YOUR TASK
Retype, with no alterations, every line between the one containing "Reproduce this chart" and the one containing "0.9, 0.95, 1];", counting both of those lines too. Pictures are to be left out.

INPUT
=-=-=-=-=

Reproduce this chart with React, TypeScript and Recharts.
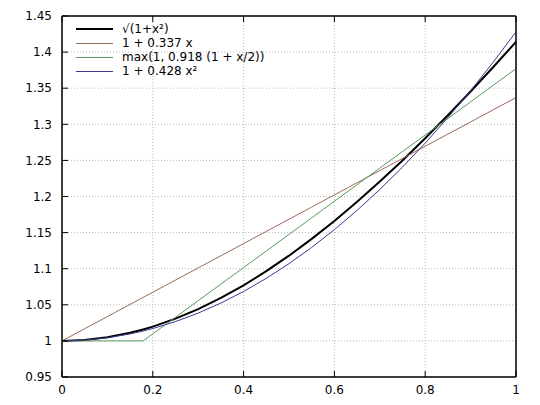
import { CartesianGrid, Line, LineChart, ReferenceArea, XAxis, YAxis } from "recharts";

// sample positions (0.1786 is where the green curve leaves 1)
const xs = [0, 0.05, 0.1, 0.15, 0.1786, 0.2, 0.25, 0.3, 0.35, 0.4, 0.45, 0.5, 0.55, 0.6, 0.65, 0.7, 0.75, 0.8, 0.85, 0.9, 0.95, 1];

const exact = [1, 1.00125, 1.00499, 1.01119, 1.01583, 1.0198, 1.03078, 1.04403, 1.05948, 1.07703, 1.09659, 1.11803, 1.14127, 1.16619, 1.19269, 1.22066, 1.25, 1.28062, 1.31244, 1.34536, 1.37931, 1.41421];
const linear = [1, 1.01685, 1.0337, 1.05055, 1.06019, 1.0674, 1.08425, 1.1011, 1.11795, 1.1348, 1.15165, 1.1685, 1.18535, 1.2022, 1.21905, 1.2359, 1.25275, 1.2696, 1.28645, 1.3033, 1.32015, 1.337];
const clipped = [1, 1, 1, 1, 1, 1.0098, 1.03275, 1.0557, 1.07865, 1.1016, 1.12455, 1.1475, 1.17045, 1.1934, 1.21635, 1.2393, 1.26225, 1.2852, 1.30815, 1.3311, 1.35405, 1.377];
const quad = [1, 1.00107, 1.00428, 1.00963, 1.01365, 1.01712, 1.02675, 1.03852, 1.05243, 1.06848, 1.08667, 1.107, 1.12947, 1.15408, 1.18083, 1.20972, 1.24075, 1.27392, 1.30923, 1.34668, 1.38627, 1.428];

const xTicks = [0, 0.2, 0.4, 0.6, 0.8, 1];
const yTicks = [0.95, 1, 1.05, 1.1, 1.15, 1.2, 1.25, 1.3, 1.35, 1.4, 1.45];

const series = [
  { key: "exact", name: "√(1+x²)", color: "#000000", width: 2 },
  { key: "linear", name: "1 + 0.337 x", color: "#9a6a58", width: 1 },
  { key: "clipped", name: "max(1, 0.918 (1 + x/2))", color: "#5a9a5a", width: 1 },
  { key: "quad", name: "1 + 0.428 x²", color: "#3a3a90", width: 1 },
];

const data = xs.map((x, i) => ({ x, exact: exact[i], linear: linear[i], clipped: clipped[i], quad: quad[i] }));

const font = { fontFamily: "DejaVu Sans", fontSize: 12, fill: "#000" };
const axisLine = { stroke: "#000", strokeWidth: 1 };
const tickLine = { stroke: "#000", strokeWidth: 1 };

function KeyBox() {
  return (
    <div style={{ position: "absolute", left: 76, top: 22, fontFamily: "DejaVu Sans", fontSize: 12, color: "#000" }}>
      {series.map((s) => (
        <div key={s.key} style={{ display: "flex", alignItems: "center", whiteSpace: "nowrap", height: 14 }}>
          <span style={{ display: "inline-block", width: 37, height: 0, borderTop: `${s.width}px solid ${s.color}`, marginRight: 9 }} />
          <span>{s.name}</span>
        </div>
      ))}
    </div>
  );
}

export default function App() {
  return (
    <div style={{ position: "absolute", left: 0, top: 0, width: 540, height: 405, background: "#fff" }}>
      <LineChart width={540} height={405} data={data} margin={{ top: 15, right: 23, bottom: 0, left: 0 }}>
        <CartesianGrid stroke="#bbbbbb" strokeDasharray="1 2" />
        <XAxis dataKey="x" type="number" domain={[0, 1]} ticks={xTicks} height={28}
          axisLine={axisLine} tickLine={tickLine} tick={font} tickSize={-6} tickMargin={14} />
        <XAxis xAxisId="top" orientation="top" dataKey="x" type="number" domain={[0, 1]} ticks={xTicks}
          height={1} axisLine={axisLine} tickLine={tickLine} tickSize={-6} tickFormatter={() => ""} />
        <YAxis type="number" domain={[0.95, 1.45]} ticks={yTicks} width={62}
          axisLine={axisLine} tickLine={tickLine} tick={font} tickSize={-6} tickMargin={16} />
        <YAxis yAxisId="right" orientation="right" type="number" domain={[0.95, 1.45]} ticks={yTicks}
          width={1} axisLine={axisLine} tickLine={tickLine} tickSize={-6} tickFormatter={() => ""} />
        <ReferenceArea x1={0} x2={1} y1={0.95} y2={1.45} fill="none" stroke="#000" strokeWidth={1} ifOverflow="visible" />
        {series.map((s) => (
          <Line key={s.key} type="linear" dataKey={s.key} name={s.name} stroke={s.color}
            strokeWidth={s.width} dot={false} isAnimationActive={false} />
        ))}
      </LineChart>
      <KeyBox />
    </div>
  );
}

=-=-=-=-=

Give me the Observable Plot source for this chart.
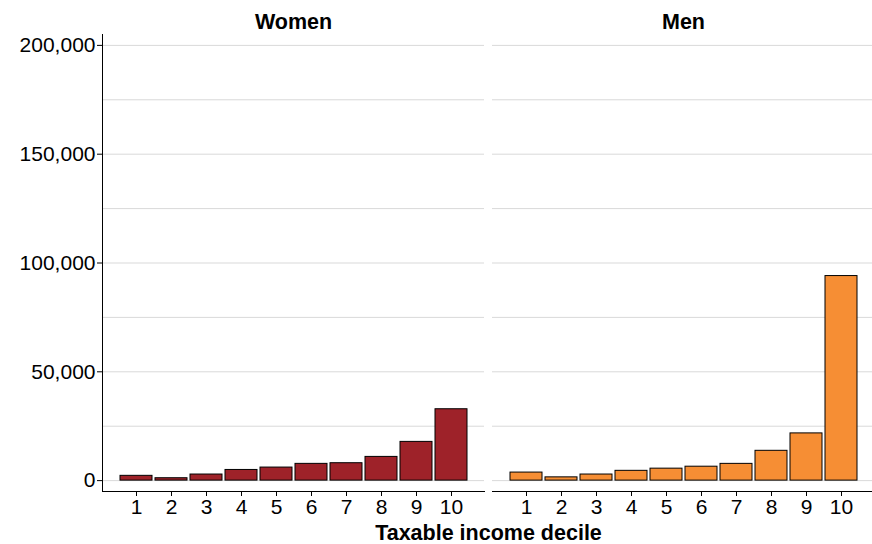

=-=-=-=-=

SOLUTION TO THIS EXERCISE
Reproduce this chart with React, TypeScript and Recharts.
import { CartesianGrid, Line, LineChart, ReferenceArea, XAxis, YAxis } from "recharts";

// sample positions (0.1786 is where the green curve leaves 1)
const xs = [0, 0.05, 0.1, 0.15, 0.1786, 0.2, 0.25, 0.3, 0.35, 0.4, 0.45, 0.5, 0.55, 0.6, 0.65, 0.7, 0.75, 0.8, 0.85, 0.9, 0.95, 1];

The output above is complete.